Gilli Danda is a game that has originated from the Indian subcontinent and is played using two sticks: a long and the other short. Apart from rural areas and small towns across South Asia, it also features in nations like Cambodia, South Africa, Turkey, Italy Poland, and in some Caribbean islands like Cuba. The large stick is called the danda, while the smaller oval-shaped stick is the gilli. The origins may go back as far as 2500 years ago. It also shows strong similarities with ball games like baseball and cricket. The purpose of the game is to hit the smaller stick using the larger one. The game of gilli danda has specific rules, which also includes the way the sticks are prepared.
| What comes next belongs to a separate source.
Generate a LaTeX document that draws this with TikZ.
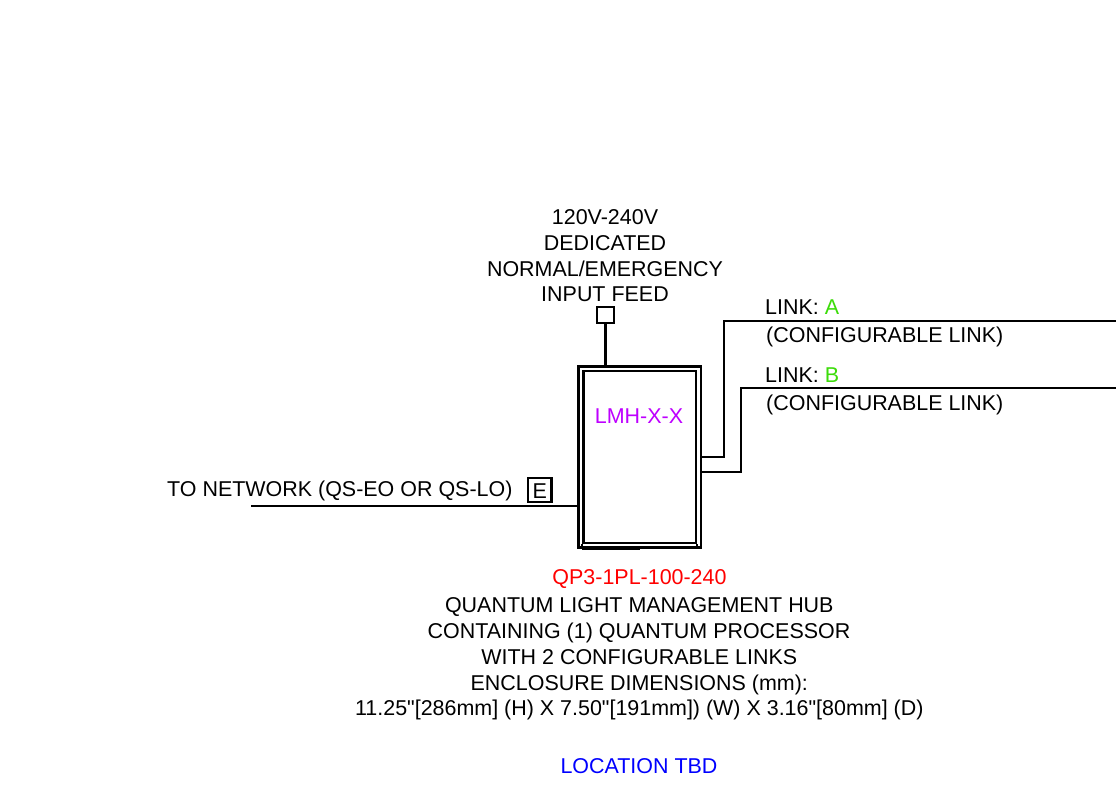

What makes the sport so interesting, is the number of participants in each game. It starts with four players, but the total can be up to a hundred, provided the number is always even. There are several variations of the game with up to 15 nations playing their own style of the amateur sport.
To start a game, the gilli is first balanced on a small stone placed within a circle so that one end is in the air and the other touches the ground. The striker also stands within the circle and using the danda, hits the raised end of the gilli flipping it into the air. The airborne gilli is then stuck again with the danda, and the purpose is to hit it as far as possible. The striker must then run to a pre-agreed point outside of the circle before an opponent retrieves the gilli. Should the fielder manage to catch the gilli, then the striker is out. In addition, the striker can also be out if the fielder, standing closest to where the gilli lands, throws and manages to hit the danda. The danda must be placed on top of the circle. This is very similar to a run-out in cricket. Should the attempted throw miss the target, the striker gets a point and another chance to strike the gilli again. Should the striker fail to hit the gilli, then he or she is out. This is very similar to a strikeout in baseball. The team or individual with the most points win the game.
The Gilli Danda International Federation is the highest recognised authority for the amateur sport. Despite the other variations going by different names based on the nation it is played in, the federation carries the vision to maintain the heritage of a traditional sport of India. Currently there are twelve members with representation in Asia, Europe, Africa and South America. The goal is to continue to create awareness worldwide and to grow the sport.